- Mossurize District on the map of Mozambique
- Country: Mozambique
- Province: Manica
- Capital: Espungabera

Area
- • Total: 5,038 km^{2} (1,945 sq mi)

Population (2007 census)
- • Total: 195,182
- • Density: 38.74/km^{2} (100.3/sq mi)

= Mossurize District =

Mossurize District is a district of Manica Province in western Mozambique. The principal town is Espungabera. The district is located in the south of the province, and borders with Sussundenga District in the north, Chibabava District of Sofala Province in the east, Machaze District in the south, and with Zimbabwe in the west. The area of the district is 5038 km2. It has a population of 195,182 as of 2007.

==Geography==
The two main rivers in the district are the Mossurize River and the Buzi River. A number of rivers are seasonal and only flow during the rainy season.

According to the Köppen climate classification, the climate of the district is temperate humid, with the annual rainfall being around 1500 mm.

==History==
The area was taken over by the Portuguese around 1890.

==Demographics==
As of 2005, 46% of the population of the district was younger than 15 years. 7% did speak Portuguese. The most common mothertongue is ChiNdau language. 86% were analphabetic, mostly women.

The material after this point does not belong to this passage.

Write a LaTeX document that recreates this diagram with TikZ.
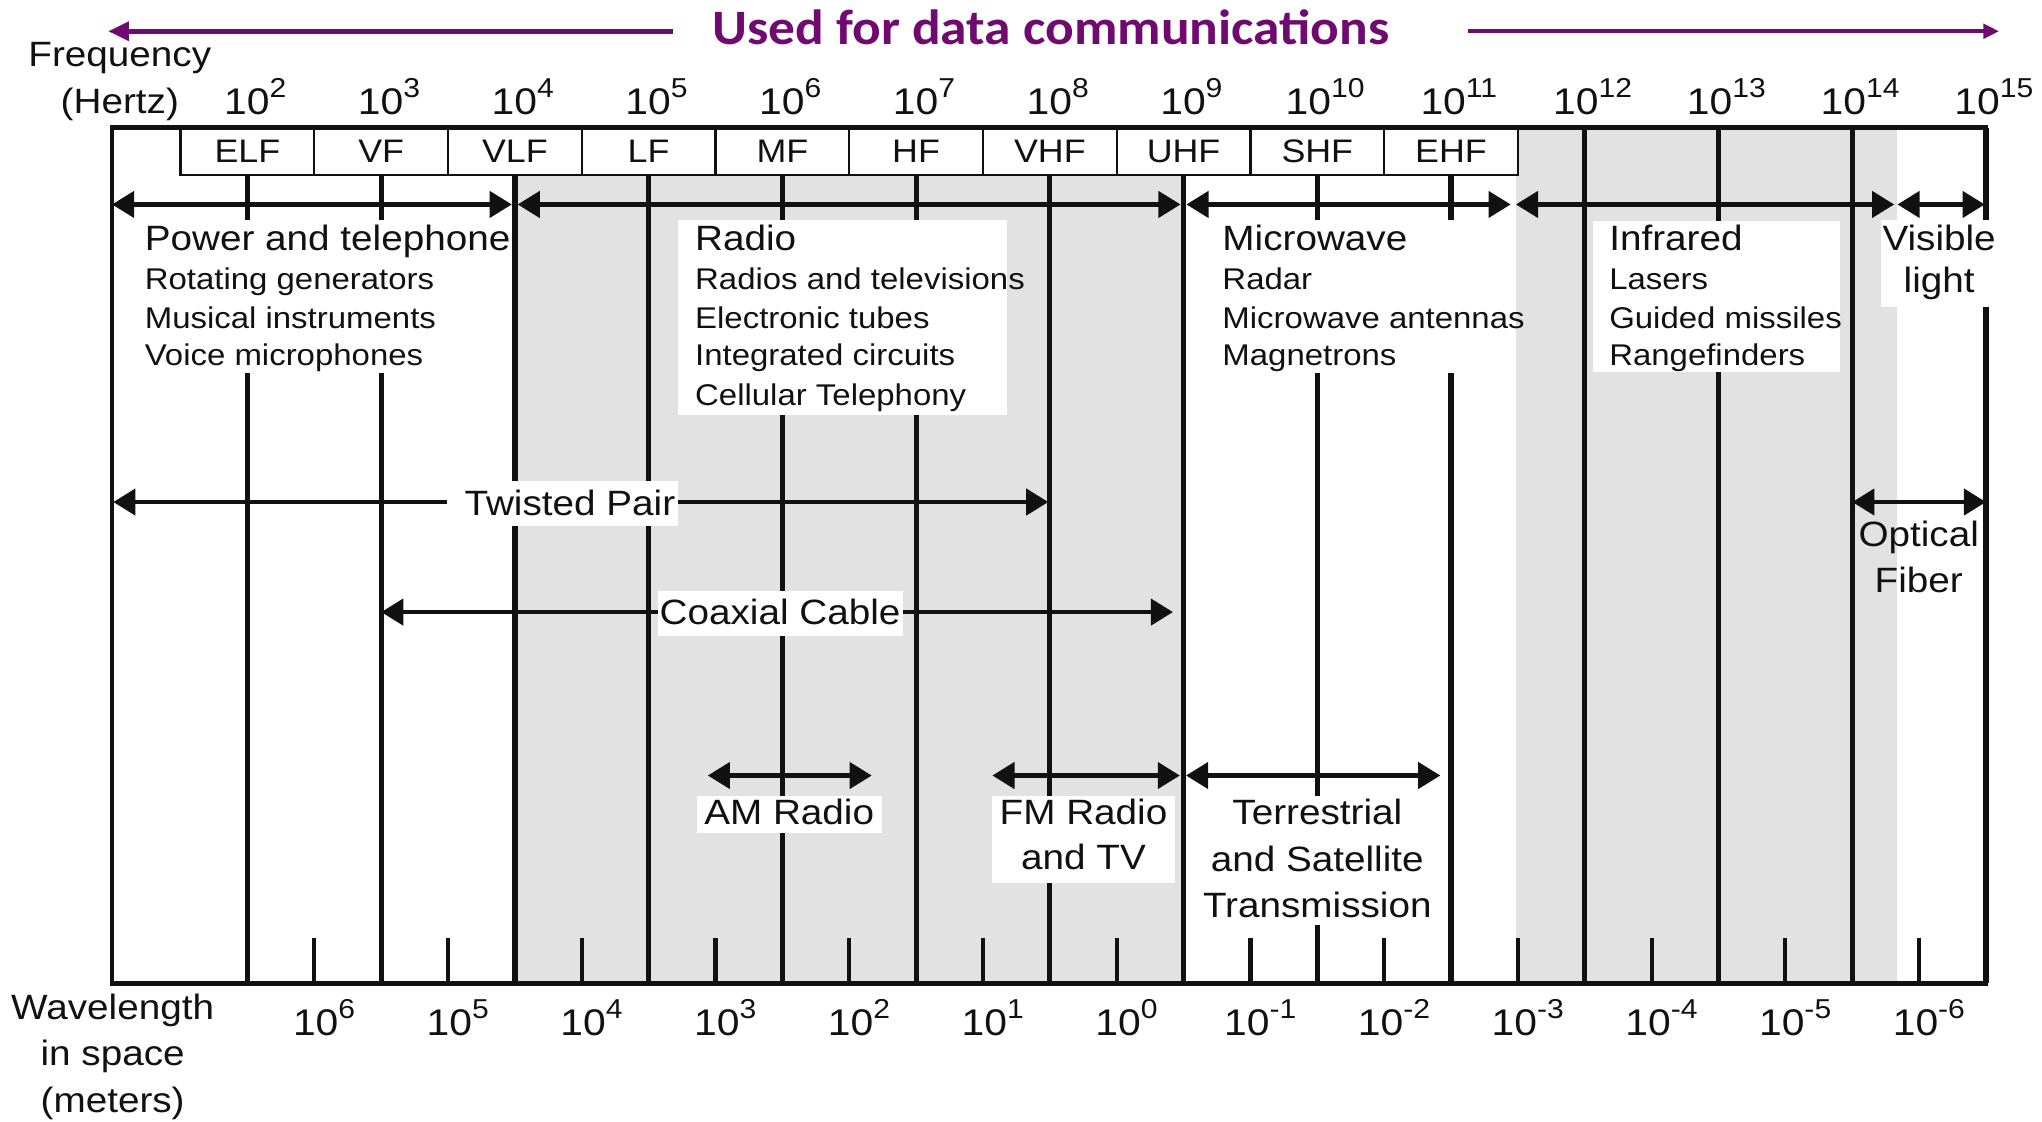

==Administrative divisions==
The district is divided into three postos, Chiurairue (three localities), Dacata (four localities), and Espungabera (three localities).

==Economy==
1% of the households in the district have access to electricity.

===Agriculture===
In the district, there are 14,000 farms which have on average 1.5 ha of land. The main agricultural products are corn, cassava, cowpea, peanut, sorghum, pearl millet, and sweet potato.

===Transportation===
There is a road network in the district 235 km long. Most of the roads are in a bad state.